# Das feuerrote Spielmobil - Richter 8.0



## cleiende (29. November 2009)

Da war doch was...
... genau, der olli hat mal ein Richter 8.0 verkauft

Und bei mir ist es gelandet.





Zustand "hart geritten", d.h. durchgescheuerte Stellen im Lack, hier und da leichte Blasenbildung im Lack, Zugführungen im Groove Tube teils fehlend & Decals rissig. Aber genau damit hatte ich gerechnet.

Der Plan:
Säubern, Decals runter, nochmal säubern, neue Decals (Danke tomasius!!!) drauf, nochmal mit Spritus entfetten.
Dann mit 2k Klarlack übersprühen, einige Wochen trocknen lassen, Fluid Film rein und ablaufbohrung ins Tretlagergehäuse.
Aufbau als Stadtschleuder für den Großen.
Das Ganze wird nicht von Heute auf Morgen geschehen und es wird definitiv kein Katalogaufbau werden, eher ein Restesammler.

Die erste Frage:
Rahmennummer H4B7 9827 94962
Demnach ein 1994er Rahmen. Und da geht es los:
Ausser dem auf mtb-kataloge und bei den Briten identischem Katalog habe ich keinen 1994er Katalog gefunden. Und im dem findet sich kein Richter. Ein ferrarirotes Richter findet sich im 1993er Katalog, ABER mit wechselbarem Schaltauge.
Hat einer von Euch eine klare Idee zum Baujahr oder gar ein (teil-) identisches 94er Richter?


----------



## korat (29. November 2009)

zunächst mal: glückwunsch!
das wurde ja schon diskutiert, und man war zu keinem gescheiten ergebnis gekommen, glaube ich.

wie kommst du auf 94? allgemein war das sicher nicht so mit den ersten zwei ziffern des letzten blockes. meine nummer gibt das nicht her und beginnt mit "T9211", was eher nach einem datum aussieht, das sehr plausibel ist.

meines wissens gab es das richter nur 92 und 93 in schwarz/rot. allerdings ist ja auch ein grünes aufgetaucht, das ich für echt halte.
interessant finde ich den rohraufkleber, was steht denn da drauf? auf meinem ist der türkise tange-prestige-bapper.

meine theorie ist, daß es sich vielleicht um einen karakoram, borrego oder so handelt, der aus irgendeinem grund umgewidmet wurde. könnte man evtl. über das genaue gewicht vergleichen, oder über den aufbau der seriennummer.

dann hättest du einen extrem raren "fehldruck" 

und ins groove tube läßt sich doch sicher was einlöten?


----------



## MTB-News.de




----------



## GT-Sassy (29. November 2009)

Das Richter 8.0 in grün gab es nur in den Staaten, also nicht offiziel in Deutschland.


----------



## Manni1599 (29. November 2009)

Moin Christoph, 

hast Du den Rahmen mal nachgewogen? 
Ich habe ja einen urspünglich Ferrariroten 93er (allerdings mit auswechselbarem Schaltauge.

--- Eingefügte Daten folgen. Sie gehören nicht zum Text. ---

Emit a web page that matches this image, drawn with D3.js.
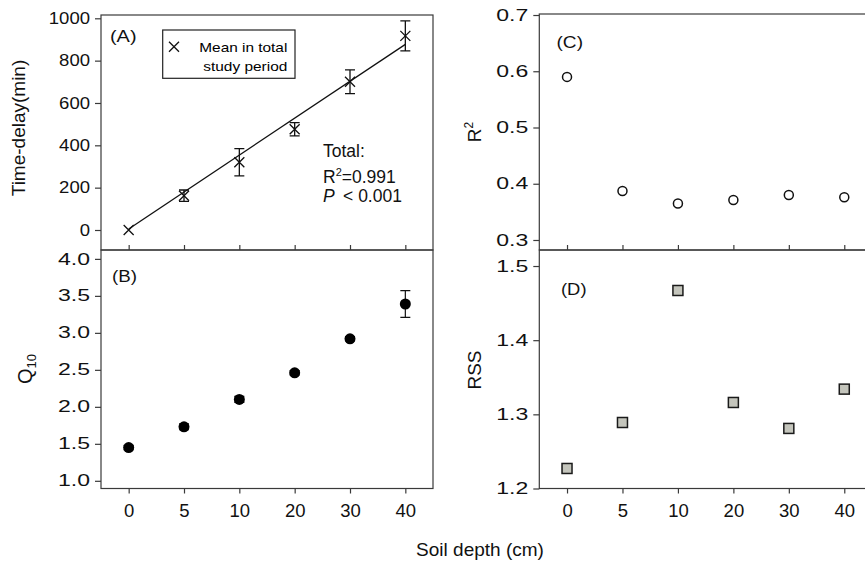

Meiner (19'') wiegt mit Cantibolzen und Schaltauge 1.970g. Ebenso hatte er den Tange Prestige-Aufkleber unten am Sattelrohr.

Gruß,
Manni


----------



## cleiende (29. November 2009)

Na ja, dann mag es etwas Umgelabeltes sein.
18"
2173 Gramm nackig
Aufkleber zum Geröhr fehlt leider.


----------



## Manni1599 (29. November 2009)

cleiende schrieb:


> Na ja, dann mag es etwas Umgelabeltes sein.
> 18"
> 2173 Gramm nackig
> Aufkleber zum Geröhr fehlt leider.



Muss aber bei dem Gewicht auch etwas Höherwertiges sein. Dafür spricht das GrooveTube, welches die "billigeren" Rahmen ja nicht hatten. 

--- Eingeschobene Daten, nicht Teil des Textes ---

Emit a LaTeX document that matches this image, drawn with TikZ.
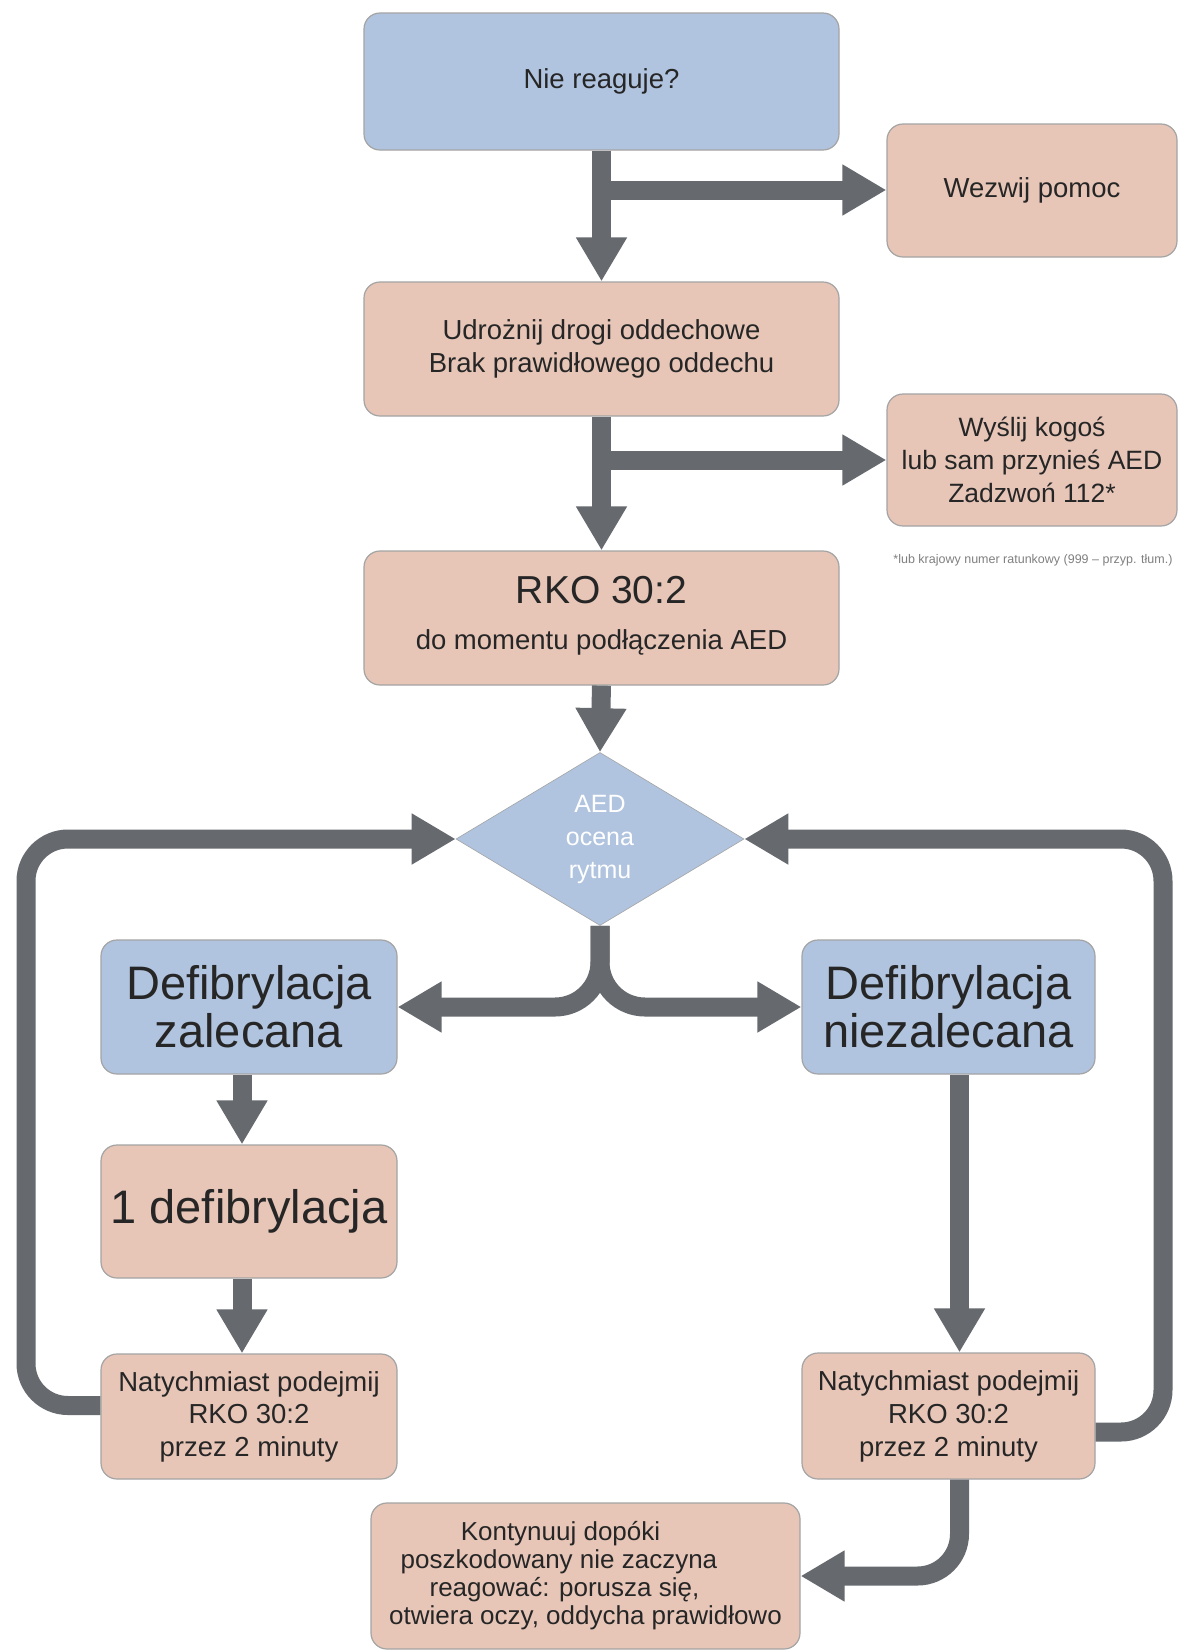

Tröstlich ist ja auch die Tatsache, dass RM Blizzard dieser Jahrgänge mit gut 2300 Gramm zu Buche schlagen....


----------



## zaskar-le (29. November 2009)

Manni1599 schrieb:


> Meiner (19'') wiegt mit Cantibolzen und Schaltauge 1.970g.

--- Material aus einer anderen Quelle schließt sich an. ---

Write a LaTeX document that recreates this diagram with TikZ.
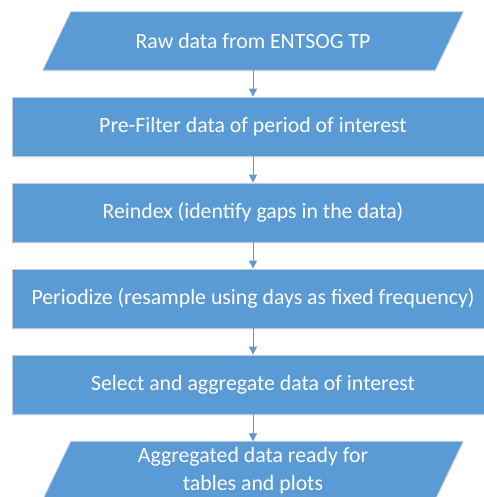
\documentclass[tikz,border=0pt]{standalone}
\usepackage{fontspec}
\setmainfont{Carlito}
\usetikzlibrary{arrows.meta,backgrounds,calc,shadows}
\definecolor{boxblue}{HTML}{5B9BD5}
\definecolor{boxedge}{HTML}{BFCDDB}
\tikzset{
  procbox/.style={rectangle, fill=boxblue, draw=boxedge, line width=0.8pt,
    minimum width=482pt, minimum height=59pt, inner sep=0pt,
    text=white, font=\fontsize{21.8}{28}\selectfont, align=center,
    drop shadow={opacity=0.12, shadow xshift=0pt, shadow yshift=-2pt}},
  paratext/.style={rectangle, minimum width=392pt, minimum height=58pt, inner sep=0pt,
    text=white, font=\fontsize{21.8}{28}\selectfont, align=center},
  parashape/.style={fill=boxblue, draw=boxedge, line width=0.8pt,
    drop shadow={opacity=0.12, shadow xshift=0pt, shadow yshift=-2pt}},
  flow/.style={draw=boxblue, line width=1pt, -{Triangle[length=8pt,width=8pt]}},
}
\begin{document}
\begin{tikzpicture}[x=1pt,y=1pt]
\useasboundingbox (0,0) rectangle (483,-497);
\node[paratext] (raw) at (253,-41) {Raw data from ENTSOG TP};
\node[procbox] (pre) at (253,-126.5) {Pre-Filter data of period of interest};
\node[procbox] (reidx) at (253,-212.5) {Reindex (identify gaps in the data)};
\node[procbox] (period) at (253,-298.5) {Periodize (resample using days as fixed frequency)};
\node[procbox] (select) at (253,-384.5) {Select and aggregate data of interest};
\node[paratext] (agg) at (253,-470.5) {Aggregated data ready for\\tables and plots};
\begin{scope}[on background layer]
  \path[parashape] ($(raw.south west)+(-14,0)$) -- ($(raw.south east)+(-14,0)$)
    -- ($(raw.north east)+(14,0)$) -- ($(raw.north west)+(14,0)$) -- cycle;
  \path[parashape] ($(agg.south west)+(-14,0)$) -- ($(agg.south east)+(-14,0)$)
    -- ($(agg.north east)+(14,0)$) -- ($(agg.north west)+(14,0)$) -- cycle;
\end{scope}
\draw[flow] (raw.south) -- (pre.north);
\draw[flow] (pre.south) -- (reidx.north);
\draw[flow] (reidx.south) -- (period.north);
\draw[flow] (period.south) -- (select.north);
\draw[flow] (select.south) -- (agg.north);
\end{tikzpicture}
\end{document}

...das ist für diesen Jahrgang und diese Größe aber wirklich ein toller Wert, Respekt! 
Leichter war ein 19" Zaskar in diesem Jahr auch nicht...


----------



## redsandow (30. November 2009)

mit großer warscheinlichkeit ein 94"Karakoram Elite-waren auch in rot


----------



## cleiende (1. Dezember 2009)

Darauf hätte ich auch erst getippt, allerdings finde ich es sehr verwunderlich daß da noch jemand einen Aufklebersatz drübergeklebt haben soll. Eine Seite habe ich gestern entfernt und der Lack drunter hat exakt im Bereich der Aufkleber KEINE Verfärbungen. Demnach waren die Decals sehr lange drauf...


----------



## korat (1. Dezember 2009)

meine vermutung war ja auch, daß GT das selbst so gelabelt hat, aus unbekanntem grunde.


----------



## aggressor2 (1. Dezember 2009)

redsandow schrieb:


> mit großer warscheinlichkeit ein 94"Karakoram Elite-waren auch in rot



rot ja, hat aber nen feinen metalliceffekt und ist nicht so satt rot, wie der rahmen oben.
die ausfaller sind beim kara auch gestreckter.


----------



## MTB-News.de




----------



## redsandow (1. Dezember 2009)

es geht ja in erster linie um den rahmen.sehr spekulativ:94"Karakoram mit 93"Richterrestfarbe.unterrohr dekor(gelb/blau)hatte das 94"Ricochet das gleiche wie das Richter.
noch mehr möglichkeiten:
-hatten keine anderen ausfaller mehr


----------



## korat (1. Dezember 2009)

oder keine anderen aufkleber.
ich finde das spannend.

und ob es nun "neues vom turner":








"das rätsel der roten rohre":







oder "tim und der triangle des todes":






ist. wir lösen den fall auf jeden fall!


----------



## cleiende (23. Januar 2010)

So, heute mal keine Sportschau sondern ein Alternativprogramm.
War eh langweilig da die Eintracht in Nürnberg nur ein Unentschieden rausholen konnte.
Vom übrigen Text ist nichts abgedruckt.